Bor, the capital of Jonglei state, has changed hands several times in a month-long conflict that is believed to have left thousands dead.
Meanwhile, talks to try to find a ceasefire are continuing in Ethiopia.
The conflict between rebel and government forces broke out on 15 December. President Salva Kiir has accused his former deputy Riek Machar of plotting a coup - an accusation he denies.
The dispute has seen killings along ethnic lines - Mr Kiir is a member of the Dinka community, the country's largest, while Mr Machar is from the Nuer ethnic group.
Hundreds of thousands of people have been displaced by the fighting.'Ghost town'
On Thursday, Ugandan President Yoweri Museveni confirmed his country's troops were now fighting alongside South Sudanese government forces against the rebels. A spokesman for the Ugandan People's Defence Force said its troops had helped retake Bor.
"There was a lot of resistance but our force was overwhelming," the spokesman, Paddy Ankunda, told Reuters news agency.
South Sudanese army spokesman Philip Aguer said the fight for Bor had left "many dead", without giving figures.

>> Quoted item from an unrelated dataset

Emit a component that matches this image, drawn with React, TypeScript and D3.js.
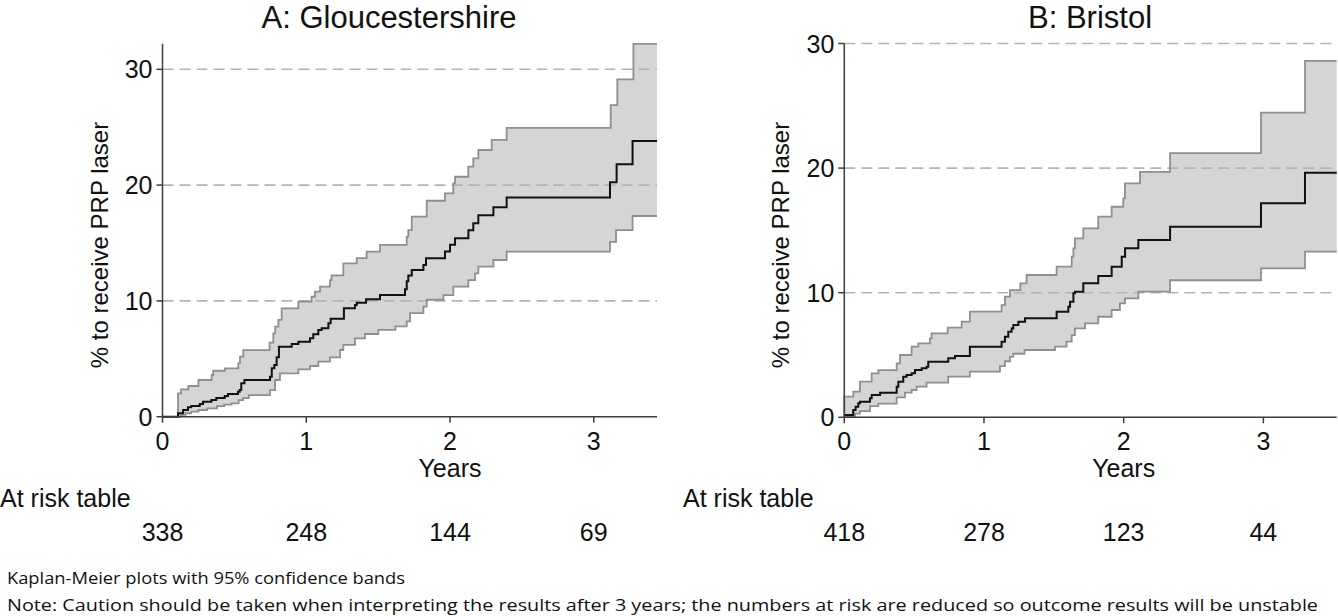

Brig-Gen Lul Ruai Koang, a military spokesperson for the opposition in South Sudan, said its troops had withdrawn to reorganise.
He said Bor was a "ghost town" and no longer important.
But Col Aguer said the victory had eliminated the psychological pressure of a rebel attack on the capital, Juba, 200km (130 miles) south of Bor.
Col Aguer also said the focus would now fall on the town of Malakal, still party controlled by the rebels, with the government forces planning an imminent attack.
But Col Aguer admitted maintaining communication with government forces there was "difficult".
The BBC's Mark Lowen, in Juba, says Bor has changed hands a number of times already - and it is not inconceivable that Riek Machar could mobilise his forces for another assault.
Talks to try to agree a ceasefire are continuing in a hotel in the Ethiopian capital, Addis Ababa.
There have been conflicting reports about progress in the discussions, but no breakthrough has yet been signalled.
Our correspondent says it is widely believed that the talks have stalled because both sides are aiming for an upper hand in the fighting before real negotiations begin.
The release of political detainees continues to be a key issue that must be resolved.
On Friday, UN Human Rights fact finder Ivan Simonovic said both government soldiers and rebels had committed atrocities.
He told the BBC there had been reports of "mass killings, extra-judicial killings, arbitrary detention, enforced disappearances, sexual violence, widespread destruction and looting of property and use of the children in conflict".